Exercise goal:
Restate the listing that follows word for word, without its pictures.

Supplied data:
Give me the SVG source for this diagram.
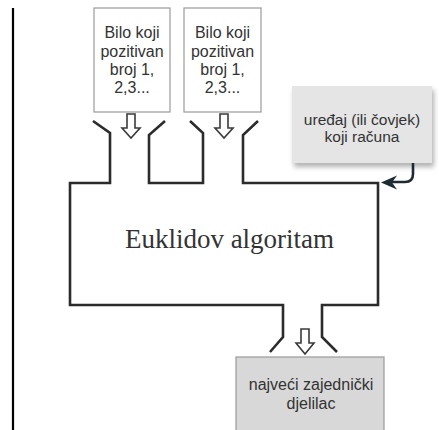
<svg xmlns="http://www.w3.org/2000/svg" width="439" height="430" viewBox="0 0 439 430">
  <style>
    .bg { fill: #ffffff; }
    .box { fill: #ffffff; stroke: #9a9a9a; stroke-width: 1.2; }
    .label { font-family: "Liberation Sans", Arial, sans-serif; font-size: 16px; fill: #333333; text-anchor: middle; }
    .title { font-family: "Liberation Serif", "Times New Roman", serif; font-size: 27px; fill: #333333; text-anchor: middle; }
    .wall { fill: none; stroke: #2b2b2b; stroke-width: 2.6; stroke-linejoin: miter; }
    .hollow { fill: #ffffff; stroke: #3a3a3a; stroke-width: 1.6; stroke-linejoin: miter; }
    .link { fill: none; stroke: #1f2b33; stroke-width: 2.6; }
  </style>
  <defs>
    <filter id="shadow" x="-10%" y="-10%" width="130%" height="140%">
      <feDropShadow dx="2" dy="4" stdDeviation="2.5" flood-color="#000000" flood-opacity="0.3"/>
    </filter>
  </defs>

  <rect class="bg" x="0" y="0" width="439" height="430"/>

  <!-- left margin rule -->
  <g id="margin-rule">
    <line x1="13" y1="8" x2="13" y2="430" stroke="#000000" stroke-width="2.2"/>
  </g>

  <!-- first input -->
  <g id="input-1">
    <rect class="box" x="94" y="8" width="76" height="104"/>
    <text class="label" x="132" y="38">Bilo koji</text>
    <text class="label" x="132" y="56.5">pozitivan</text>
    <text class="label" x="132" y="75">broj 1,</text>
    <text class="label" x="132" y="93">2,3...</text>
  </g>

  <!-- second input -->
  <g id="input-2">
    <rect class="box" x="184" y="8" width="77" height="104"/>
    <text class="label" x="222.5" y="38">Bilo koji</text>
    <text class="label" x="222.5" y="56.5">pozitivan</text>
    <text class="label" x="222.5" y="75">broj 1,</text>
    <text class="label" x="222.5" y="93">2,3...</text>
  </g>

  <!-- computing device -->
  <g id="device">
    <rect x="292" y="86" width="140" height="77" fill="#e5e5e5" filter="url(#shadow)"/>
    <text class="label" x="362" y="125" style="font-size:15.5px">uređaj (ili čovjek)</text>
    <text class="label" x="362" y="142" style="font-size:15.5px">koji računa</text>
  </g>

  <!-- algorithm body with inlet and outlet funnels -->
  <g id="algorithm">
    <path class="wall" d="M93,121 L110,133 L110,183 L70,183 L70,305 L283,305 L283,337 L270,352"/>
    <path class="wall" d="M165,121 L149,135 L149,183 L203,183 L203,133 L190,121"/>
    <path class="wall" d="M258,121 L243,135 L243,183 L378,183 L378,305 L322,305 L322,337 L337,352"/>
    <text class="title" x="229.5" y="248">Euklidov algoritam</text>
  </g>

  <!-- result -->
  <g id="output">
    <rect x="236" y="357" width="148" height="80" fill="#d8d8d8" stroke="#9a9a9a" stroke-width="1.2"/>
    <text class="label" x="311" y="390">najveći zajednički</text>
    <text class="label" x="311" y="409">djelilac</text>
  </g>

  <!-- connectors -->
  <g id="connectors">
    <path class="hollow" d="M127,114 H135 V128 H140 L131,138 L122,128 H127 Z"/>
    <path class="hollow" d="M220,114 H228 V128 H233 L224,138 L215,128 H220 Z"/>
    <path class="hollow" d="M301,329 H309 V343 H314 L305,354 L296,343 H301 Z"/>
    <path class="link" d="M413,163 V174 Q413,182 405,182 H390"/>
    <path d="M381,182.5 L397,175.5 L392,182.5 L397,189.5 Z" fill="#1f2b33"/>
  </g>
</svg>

Response for this exercise:
Give me the SVG source for this diagram.
<svg xmlns="http://www.w3.org/2000/svg" width="439" height="430" viewBox="0 0 439 430">
  <style>
    .bg { fill: #ffffff; }
    .box { fill: #ffffff; stroke: #9a9a9a; stroke-width: 1.2; }
    .label { font-family: "Liberation Sans", Arial, sans-serif; font-size: 16px; fill: #333333; text-anchor: middle; }
    .title { font-family: "Liberation Serif", "Times New Roman", serif; font-size: 27px; fill: #333333; text-anchor: middle; }
    .wall { fill: none; stroke: #2b2b2b; stroke-width: 2.6; stroke-linejoin: miter; }
    .hollow { fill: #ffffff; stroke: #3a3a3a; stroke-width: 1.6; stroke-linejoin: miter; }
    .link { fill: none; stroke: #1f2b33; stroke-width: 2.6; }
  </style>
  <defs>
    <filter id="shadow" x="-10%" y="-10%" width="130%" height="140%">
      <feDropShadow dx="2" dy="4" stdDeviation="2.5" flood-color="#000000" flood-opacity="0.3"/>
    </filter>
  </defs>

  <rect class="bg" x="0" y="0" width="439" height="430"/>

  <!-- left margin rule -->
  <g id="margin-rule">
    <line x1="13" y1="8" x2="13" y2="430" stroke="#000000" stroke-width="2.2"/>
  </g>

  <!-- first input -->
  <g id="input-1">
    <rect class="box" x="94" y="8" width="76" height="104"/>
    <text class="label" x="132" y="38">Bilo koji</text>
    <text class="label" x="132" y="56.5">pozitivan</text>
    <text class="label" x="132" y="75">broj 1,</text>
    <text class="label" x="132" y="93">2,3...</text>
  </g>

  <!-- second input -->
  <g id="input-2">
    <rect class="box" x="184" y="8" width="77" height="104"/>
    <text class="label" x="222.5" y="38">Bilo koji</text>
    <text class="label" x="222.5" y="56.5">pozitivan</text>
    <text class="label" x="222.5" y="75">broj 1,</text>
    <text class="label" x="222.5" y="93">2,3...</text>
  </g>

  <!-- computing device -->
  <g id="device">
    <rect x="292" y="86" width="140" height="77" fill="#e5e5e5" filter="url(#shadow)"/>
    <text class="label" x="362" y="125" style="font-size:15.5px">uređaj (ili čovjek)</text>
    <text class="label" x="362" y="142" style="font-size:15.5px">koji računa</text>
  </g>

  <!-- algorithm body with inlet and outlet funnels -->
  <g id="algorithm">
    <path class="wall" d="M93,121 L110,133 L110,183 L70,183 L70,305 L283,305 L283,337 L270,352"/>
    <path class="wall" d="M165,121 L149,135 L149,183 L203,183 L203,133 L190,121"/>
    <path class="wall" d="M258,121 L243,135 L243,183 L378,183 L378,305 L322,305 L322,337 L337,352"/>
    <text class="title" x="229.5" y="248">Euklidov algoritam</text>
  </g>

  <!-- result -->
  <g id="output">
    <rect x="236" y="357" width="148" height="80" fill="#d8d8d8" stroke="#9a9a9a" stroke-width="1.2"/>
    <text class="label" x="311" y="390">najveći zajednički</text>
    <text class="label" x="311" y="409">djelilac</text>
  </g>

  <!-- connectors -->
  <g id="connectors">
    <path class="hollow" d="M127,114 H135 V128 H140 L131,138 L122,128 H127 Z"/>
    <path class="hollow" d="M220,114 H228 V128 H233 L224,138 L215,128 H220 Z"/>
    <path class="hollow" d="M301,329 H309 V343 H314 L305,354 L296,343 H301 Z"/>
    <path class="link" d="M413,163 V174 Q413,182 405,182 H390"/>
    <path d="M381,182.5 L397,175.5 L392,182.5 L397,189.5 Z" fill="#1f2b33"/>
  </g>
</svg>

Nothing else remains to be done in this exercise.